7 What instruction is given regarding the duty of those who receive the blessing of the gospel? Galatians 6:6; Romans 15:27.
note: “The plan of systematic benevolence is pleasing to God. I [Ellen White] was pointed back to the days of the apostles, and saw that God laid the plan by the descent of His Holy Spirit, and that by the gift of prophecy He counseled His people in regard to a system of benevolence. All were to share in this work of imparting of their carnal things to those who ministered unto them in spiritual things.” Testimonies, vol. 1, 190.
8 How does the apostle enjoin this duty? 1 Corinthians 9:6–11.
note: “In His first letter to the church at Corinth, Paul gave the believers instruction regarding the general principles underlying the support of God’s work in the earth. Writing of his apostolic labors in their behalf, he inquired: [1 Corinthians 9:7–14 quoted].
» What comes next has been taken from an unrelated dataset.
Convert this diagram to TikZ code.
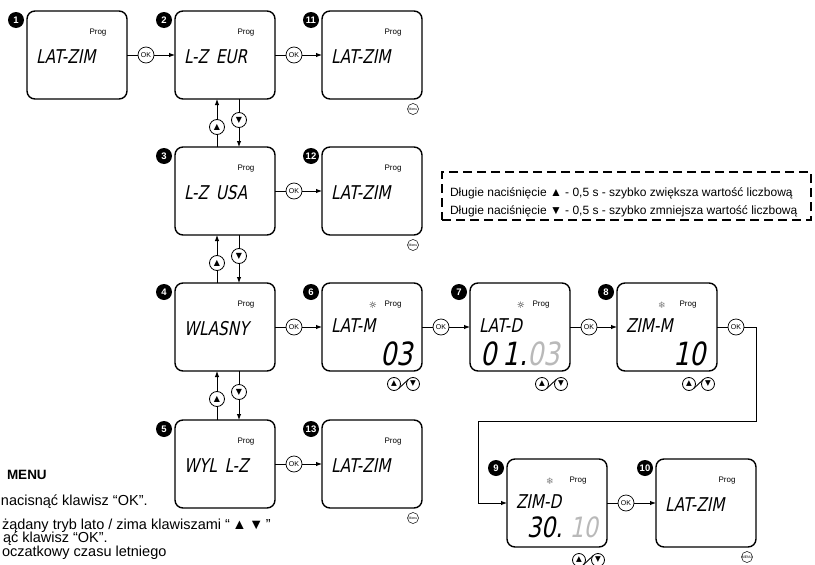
\documentclass[tikz,border=0pt]{standalone}
\usepackage{fontspec}
\setmainfont{Liberation Sans}
\setsansfont{Liberation Sans}
\newfontfamily\lcdfont[FakeSlant=0.2,FakeStretch=0.8,WordSpace=1.6]{DejaVu Sans}
\newfontfamily\symfont{DejaVu Sans}
\usetikzlibrary{arrows.meta,calc}
\begin{document}
\begin{tikzpicture}[x=1pt,y=-1pt,inner sep=0pt,outer sep=0pt,line width=0.9pt,
>={Latex[length=6pt,width=4.5pt]},
lcdbox/.style={draw,rectangle,rounded corners=8pt,minimum width=100pt,minimum height=88pt,line width=1.4pt},
badge/.style={circle,fill=black,minimum size=16pt,text=white,font=\sffamily\bfseries\fontsize{9.5}{9.5}\selectfont},
okbtn/.style={draw,circle,minimum size=16pt,line width=0.7pt,font=\sffamily\fontsize{7}{7}\selectfont},
arrbtn/.style={draw,circle,minimum size=15pt,line width=0.8pt,font=\symfont\fontsize{8}{8}\selectfont},
keybtn/.style={draw,circle,minimum size=13pt,line width=0.8pt,font=\symfont\fontsize{7.5}{7.5}\selectfont},
menubtn/.style={draw,circle,minimum size=11pt,line width=0.5pt,font=\sffamily\fontsize{3.5}{3.5}\selectfont},
prog/.style={font=\sffamily\fontsize{8}{8}\selectfont},
icon/.style={font=\symfont\fontsize{9}{9}\selectfont},
lcd/.style={anchor=west,font=\lcdfont\fontsize{19}{19}\selectfont},
digits/.style={anchor=east,font=\lcdfont\fontsize{32}{32}\selectfont},
note/.style={anchor=base west,font=\sffamily\fontsize{12}{12}\selectfont},
memo/.style={anchor=base west,font=\sffamily\fontsize{14.5}{14.5}\selectfont}]
\useasboundingbox (0,0) rectangle (815,565);

% displays
\foreach \n/\x/\y in {1/77/55,2/225/55,11/372/55,3/225/191,12/372/191,4/225/327,6/372/327,7/520/327,8/667/327,5/225/464,13/372/464,9/557/503,10/706/503}{
  \node[lcdbox] (b\n) at (\x,\y) {};
  \node[badge] (n\n) at ($(b\n.north west)+(-11,9)$) {\n};
  \node[prog] (p\n) at ($(b\n.north west)+(71,22)$) {Prog};
}
\foreach \n/\t in {1/LAT-ZIM,2/L-Z EUR,11/LAT-ZIM,3/L-Z USA,12/LAT-ZIM,4/WLASNY,5/WYL L-Z,13/LAT-ZIM,10/LAT-ZIM}
  \node[lcd] (t\n) at ($(b\n.north west)+(9,46)$) {\t};
\foreach \n/\t in {6/LAT-M,7/LAT-D,8/ZIM-M,9/ZIM-D}
  \node[lcd] (t\n) at ($(b\n.north west)+(9,43)$) {\t};
\node[digits] (d6) at ($(b6.north east)+(-9,71)$) {03};
\node[digits] (d7) at ($(b7.north east)+(-10,71)$) {0\hspace{6pt}1.\textcolor{gray!55}{03}};
\node[digits] (d8) at ($(b8.north east)+(-11,71)$) {10};
\node[digits,font=\lcdfont\fontsize{28}{28}\selectfont] (d9) at ($(b9.north east)+(-9,68)$) {30.\hspace{7pt}\textcolor{gray!55}{10}};
\node[icon] (s6) at ($(b6.north west)+(51,22)$) {☼};
\node[icon] (s7) at ($(b7.north west)+(51,22)$) {☼};
\node[icon,text=gray] (s8) at ($(b8.north west)+(45,22)$) {❄};
\node[icon,text=gray] (s9) at ($(b9.north west)+(43,22)$) {❄};

% OK keys
\foreach \a/\b in {1/2,2/11,3/12,4/6,6/7,7/8,5/13,9/10}{
  \node[okbtn] (ok\a) at ($(b\a.east)+(19,0)$) {OK};
  \draw (b\a.east) -- (ok\a);
  \draw[->] (ok\a) -- (b\b);
}
\node[okbtn] (ok8) at ($(b8.east)+(19,0)$) {OK};
\coordinate (t1) at (756,421);
\coordinate (t2) at (478,421);
\draw (b8.east) -- (ok8);
\draw[->] (ok8) -| (t1) -- (t2) |- (b9.west);

% arrow keys between modes
\foreach \a/\b in {2/3,3/4,4/5}{
  \node[arrbtn] (up\b) at ($(b\a.south)+(-8,28)$) {▲};
  \node[arrbtn] (dn\a) at ($(b\a.south)+(14,21)$) {▼};
  \draw (b\b.north -| up\b) -- (up\b);
  \draw[->] (up\b) -- (b\a.south -| up\b);
  \draw (b\a.south -| dn\a) -- (dn\a);
  \draw[->] (dn\a) -- (b\b.north -| dn\a);
}
\foreach \n in {6,7,8,9}{
  \node[keybtn] (ku\n) at ($(b\n.south east)+(-28,13)$) {▲};
  \node[keybtn] (kd\n) at ($(b\n.south east)+(-9,13)$) {▼};
  \draw (ku\n.south east) -- (kd\n.north west);
}
\foreach \n/\t in {11/Menu,12/Menu,13/Menu,10/MENU}
  \node[menubtn] (m\n) at ($(b\n.south east)+(-9,10)$) {\t};

% hint
\node[draw,dash pattern=on 9pt off 5pt,line width=1.1pt,minimum width=369pt,minimum height=48pt] (hint) at (626.5,196) {};
\node[note] (h1) at (450,196) {Długie naciśnięcie ▲ - 0,5 s - szybko zwiększa wartość liczbową};
\node[note] (h2) at (450,214) {Długie naciśnięcie ▼ - 0,5 s - szybko zmniejsza wartość liczbową};

% text
\node[memo,font=\sffamily\bfseries\fontsize{13.5}{13.5}\selectfont] (x1) at (7,479) {MENU};
\node[memo] (x2) at (1,505) {nacisnąć klawisz “OK”.};
\node[memo] (x3) at (2,529) {żądany tryb lato / zima klawiszami “\,▲\,▼\,”};
\node[memo] (x4) at (3,542) {ąć klawisz “OK”.};
\node[memo] (x5) at (2,556) {oczatkowy czasu letniego};
\end{tikzpicture}
\end{document}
“The apostle here referred to the Lord’s plan for the maintenance of the priests who ministered in the temple. Those who were set apart to this holy office were supported by their brethren, to whom they ministered spiritual blessings.” The Acts of the Apostles, 335, 336.
9 How does the apostle show that the ministry should be supported? 1 Corinthians 9:13, 14.
note: “As a gospel minister, it was Paul’s privilege to claim a support from those for whom he labored. But though he became the servant of all, yet he worked with his hands to support himself, that none might find occasion to charge him with selfishness. He did not receive wages for his labor, though as a minister of the gospel this was his right. Thus he made it evident that he was working for souls, not for money. . . .
“Paul did not depend upon man for his ordination. He had received from the Lord his commission and ordination. He regarded his ministerial labor as a privilege. To him it was not a duty performed in return for money. He labored for the souls of men. . . . He studied constantly how to make his testimony of the greatest effect. He sought the approval of God.
“Would that today men might be found with faith to do as Paul did, men who would preach the gospel, not looking to men for their reward, but willing to receive their reward in souls (MS 74, 1903).” “Ellen G. White Comments,” Seventh-day Adventist Bible Commentary, vol. 6, 1088.